┌────────
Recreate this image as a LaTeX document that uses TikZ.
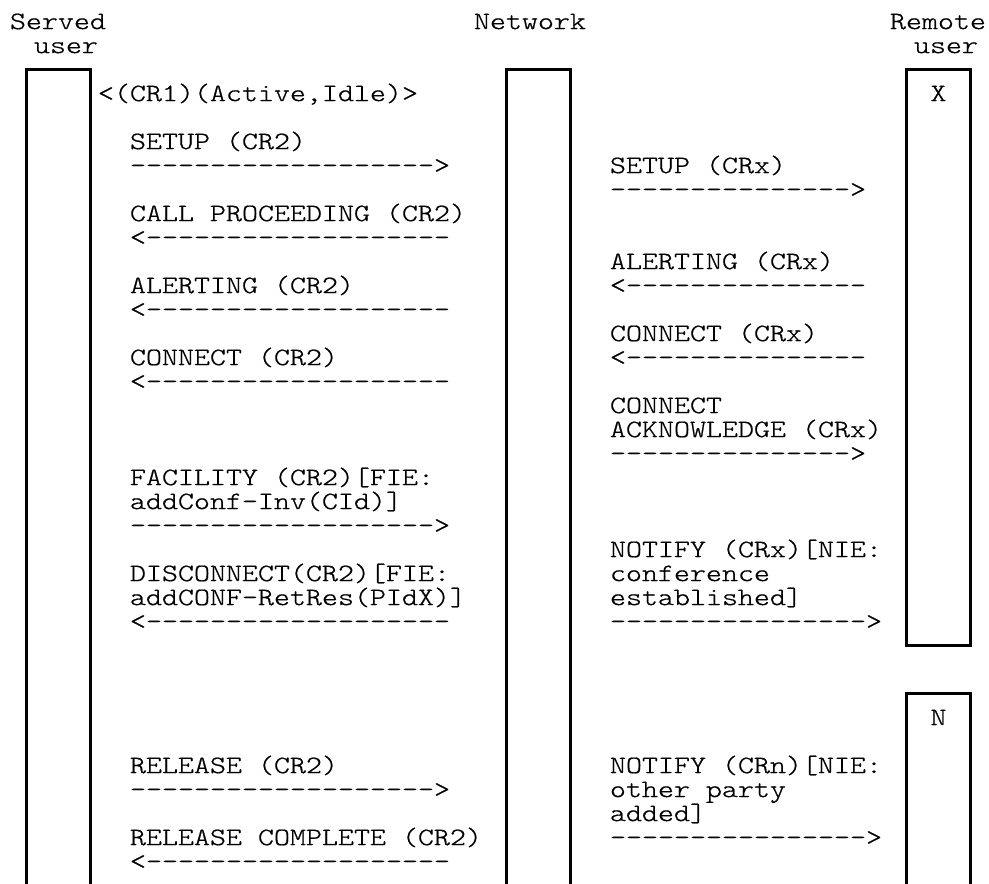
\documentclass[tikz,border=0pt]{standalone}
\usepackage{fontspec}
\newfontfamily\asc{lmmonolt10-regular.otf}[FakeStretch=1.219,FakeBold=0.7,Ligatures=TeXOff]
\begin{document}
\begin{tikzpicture}[x=1pt,y=-1pt,
  txt/.style={anchor=base west,inner sep=0pt,outer sep=0pt,font=\asc\fontsize{25pt}{24pt}\selectfont},
  boxlabel/.style={anchor=base,inner sep=0pt,outer sep=0pt,font=\asc\fontsize{25pt}{24pt}\selectfont},
  lifeline/.style={line width=2.3pt,line join=miter},
  seam/.style={line width=3pt}]
\useasboundingbox (0,0) rectangle (989,884);
% boxes (lifelines)
\draw[lifeline] (26.5,884) -- (26.5,69.5) -- (90.5,69.5) -- (90.5,884);
\draw[lifeline] (506.5,884) -- (506.5,69.5) -- (570.5,69.5) -- (570.5,884);
\draw[lifeline] (906.5,69.5) rectangle (970.5,645.5);
\draw[lifeline] (906.5,884) -- (906.5,693.5) -- (970.5,693.5) -- (970.5,884);
% seams of the box-drawing characters
\foreach \x in {26.5,90.5,506.5,570.5}{
  \foreach \k in {1,...,34}{
    \draw[seam] (\x,{57.5+24*\k-1}) -- (\x,{57.5+24*\k+1});}}
\foreach \x in {906.5,970.5}{
  \foreach \k in {1,...,24}{
    \draw[seam] (\x,{57.5+24*\k-1}) -- (\x,{57.5+24*\k+1});}
  \foreach \k in {27,...,34}{
    \draw[seam] (\x,{57.5+24*\k-1}) -- (\x,{57.5+24*\k+1});}}
% headings
\node[txt] (h1) at (10,{77.1-48}) {Served};
\node[txt] (h2) at (34,{77.1-24}) {user};
\node[txt] (h3) at (474,{77.1-48}) {Network};
\node[txt] (h4) at (890,{77.1-48}) {Remote};
\node[txt] (h5) at (914,{77.1-24}) {user};
\node[boxlabel] (mx) at (938.5,{77.1+24*1}) {X};
\node[boxlabel] (mn) at (938.5,{77.1+24*27}) {N};
% served user <-> network
\node[txt] (a0) at (98,{77.1+24*1}) {<(CR1)(Active,Idle)>};
\node[txt] (a1) at (130,{77.1+24*3}) {SETUP (CR2)};
\node[txt] (a1d) at (130,{77.1+24*4}) {------------------->};
\node[txt] (a2) at (130,{77.1+24*6}) {CALL PROCEEDING (CR2)};
\node[txt] (a2d) at (130,{77.1+24*7}) {<-------------------};
\node[txt] (a3) at (130,{77.1+24*9}) {ALERTING (CR2)};
\node[txt] (a3d) at (130,{77.1+24*10}) {<-------------------};
\node[txt] (a4) at (130,{77.1+24*12}) {CONNECT (CR2)};
\node[txt] (a4d) at (130,{77.1+24*13}) {<-------------------};
\node[txt] (a5) at (130,{77.1+24*17}) {FACILITY (CR2)[FIE:};
\node[txt] (a5b) at (130,{77.1+24*18}) {addConf-Inv(CId)]};
\node[txt] (a5d) at (130,{77.1+24*19}) {------------------->};
\node[txt] (a6) at (130,{77.1+24*21}) {DISCONNECT(CR2)[FIE:};
\node[txt] (a6b) at (130,{77.1+24*22}) {addCONF-RetRes(PIdX)]};
\node[txt] (a6d) at (130,{77.1+24*23}) {<-------------------};
\node[txt] (a7) at (130,{77.1+24*29}) {RELEASE (CR2)};
\node[txt] (a7d) at (130,{77.1+24*30}) {------------------->};
\node[txt] (a8) at (130,{77.1+24*32}) {RELEASE COMPLETE (CR2)};
\node[txt] (a8d) at (130,{77.1+24*33}) {<-------------------};
% network <-> remote user
\node[txt] (b1) at (610,{77.1+24*4}) {SETUP (CRx)};
\node[txt] (b1d) at (610,{77.1+24*5}) {--------------->};
\node[txt] (b2) at (610,{77.1+24*8}) {ALERTING (CRx)};
\node[txt] (b2d) at (610,{77.1+24*9}) {<---------------};
\node[txt] (b3) at (610,{77.1+24*11}) {CONNECT (CRx)};
\node[txt] (b3d) at (610,{77.1+24*12}) {<---------------};
\node[txt] (b4) at (610,{77.1+24*14}) {CONNECT};
\node[txt] (b4b) at (610,{77.1+24*15}) {ACKNOWLEDGE (CRx)};
\node[txt] (b4d) at (610,{77.1+24*16}) {--------------->};
\node[txt] (b5) at (610,{77.1+24*20}) {NOTIFY (CRx)[NIE:};
\node[txt] (b5b) at (610,{77.1+24*21}) {conference};
\node[txt] (b5c) at (610,{77.1+24*22}) {established]};
\node[txt] (b5d) at (610,{77.1+24*23}) {---------------->};
\node[txt] (b6) at (610,{77.1+24*29}) {NOTIFY (CRn)[NIE:};
\node[txt] (b6b) at (610,{77.1+24*30}) {other party};
\node[txt] (b6c) at (610,{77.1+24*31}) {added]};
\node[txt] (b6d) at (610,{77.1+24*32}) {---------------->};
\end{tikzpicture}
\end{document}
└────────
▶ **GIVEN INSTRUCTION**: Reproduce every line precisely as given, omitting all pictures.

▶ **RESPONSE TO THE TASK**:
Recreate this image as a LaTeX document that uses TikZ.
\documentclass[tikz,border=0pt]{standalone}
\usepackage{fontspec}
\newfontfamily\asc{lmmonolt10-regular.otf}[FakeStretch=1.219,FakeBold=0.7,Ligatures=TeXOff]
\begin{document}
\begin{tikzpicture}[x=1pt,y=-1pt,
  txt/.style={anchor=base west,inner sep=0pt,outer sep=0pt,font=\asc\fontsize{25pt}{24pt}\selectfont},
  boxlabel/.style={anchor=base,inner sep=0pt,outer sep=0pt,font=\asc\fontsize{25pt}{24pt}\selectfont},
  lifeline/.style={line width=2.3pt,line join=miter},
  seam/.style={line width=3pt}]
\useasboundingbox (0,0) rectangle (989,884);
% boxes (lifelines)
\draw[lifeline] (26.5,884) -- (26.5,69.5) -- (90.5,69.5) -- (90.5,884);
\draw[lifeline] (506.5,884) -- (506.5,69.5) -- (570.5,69.5) -- (570.5,884);
\draw[lifeline] (906.5,69.5) rectangle (970.5,645.5);
\draw[lifeline] (906.5,884) -- (906.5,693.5) -- (970.5,693.5) -- (970.5,884);
% seams of the box-drawing characters
\foreach \x in {26.5,90.5,506.5,570.5}{
  \foreach \k in {1,...,34}{
    \draw[seam] (\x,{57.5+24*\k-1}) -- (\x,{57.5+24*\k+1});}}
\foreach \x in {906.5,970.5}{
  \foreach \k in {1,...,24}{
    \draw[seam] (\x,{57.5+24*\k-1}) -- (\x,{57.5+24*\k+1});}
  \foreach \k in {27,...,34}{
    \draw[seam] (\x,{57.5+24*\k-1}) -- (\x,{57.5+24*\k+1});}}
% headings
\node[txt] (h1) at (10,{77.1-48}) {Served};
\node[txt] (h2) at (34,{77.1-24}) {user};
\node[txt] (h3) at (474,{77.1-48}) {Network};
\node[txt] (h4) at (890,{77.1-48}) {Remote};
\node[txt] (h5) at (914,{77.1-24}) {user};
\node[boxlabel] (mx) at (938.5,{77.1+24*1}) {X};
\node[boxlabel] (mn) at (938.5,{77.1+24*27}) {N};
% served user <-> network
\node[txt] (a0) at (98,{77.1+24*1}) {<(CR1)(Active,Idle)>};
\node[txt] (a1) at (130,{77.1+24*3}) {SETUP (CR2)};
\node[txt] (a1d) at (130,{77.1+24*4}) {------------------->};
\node[txt] (a2) at (130,{77.1+24*6}) {CALL PROCEEDING (CR2)};
\node[txt] (a2d) at (130,{77.1+24*7}) {<-------------------};
\node[txt] (a3) at (130,{77.1+24*9}) {ALERTING (CR2)};
\node[txt] (a3d) at (130,{77.1+24*10}) {<-------------------};
\node[txt] (a4) at (130,{77.1+24*12}) {CONNECT (CR2)};
\node[txt] (a4d) at (130,{77.1+24*13}) {<-------------------};
\node[txt] (a5) at (130,{77.1+24*17}) {FACILITY (CR2)[FIE:};
\node[txt] (a5b) at (130,{77.1+24*18}) {addConf-Inv(CId)]};
\node[txt] (a5d) at (130,{77.1+24*19}) {------------------->};
\node[txt] (a6) at (130,{77.1+24*21}) {DISCONNECT(CR2)[FIE:};
\node[txt] (a6b) at (130,{77.1+24*22}) {addCONF-RetRes(PIdX)]};
\node[txt] (a6d) at (130,{77.1+24*23}) {<-------------------};
\node[txt] (a7) at (130,{77.1+24*29}) {RELEASE (CR2)};
\node[txt] (a7d) at (130,{77.1+24*30}) {------------------->};
\node[txt] (a8) at (130,{77.1+24*32}) {RELEASE COMPLETE (CR2)};
\node[txt] (a8d) at (130,{77.1+24*33}) {<-------------------};
% network <-> remote user
\node[txt] (b1) at (610,{77.1+24*4}) {SETUP (CRx)};
\node[txt] (b1d) at (610,{77.1+24*5}) {--------------->};
\node[txt] (b2) at (610,{77.1+24*8}) {ALERTING (CRx)};
\node[txt] (b2d) at (610,{77.1+24*9}) {<---------------};
\node[txt] (b3) at (610,{77.1+24*11}) {CONNECT (CRx)};
\node[txt] (b3d) at (610,{77.1+24*12}) {<---------------};
\node[txt] (b4) at (610,{77.1+24*14}) {CONNECT};
\node[txt] (b4b) at (610,{77.1+24*15}) {ACKNOWLEDGE (CRx)};
\node[txt] (b4d) at (610,{77.1+24*16}) {--------------->};
\node[txt] (b5) at (610,{77.1+24*20}) {NOTIFY (CRx)[NIE:};
\node[txt] (b5b) at (610,{77.1+24*21}) {conference};
\node[txt] (b5c) at (610,{77.1+24*22}) {established]};
\node[txt] (b5d) at (610,{77.1+24*23}) {---------------->};
\node[txt] (b6) at (610,{77.1+24*29}) {NOTIFY (CRn)[NIE:};
\node[txt] (b6b) at (610,{77.1+24*30}) {other party};
\node[txt] (b6c) at (610,{77.1+24*31}) {added]};
\node[txt] (b6d) at (610,{77.1+24*32}) {---------------->};
\end{tikzpicture}
\end{document}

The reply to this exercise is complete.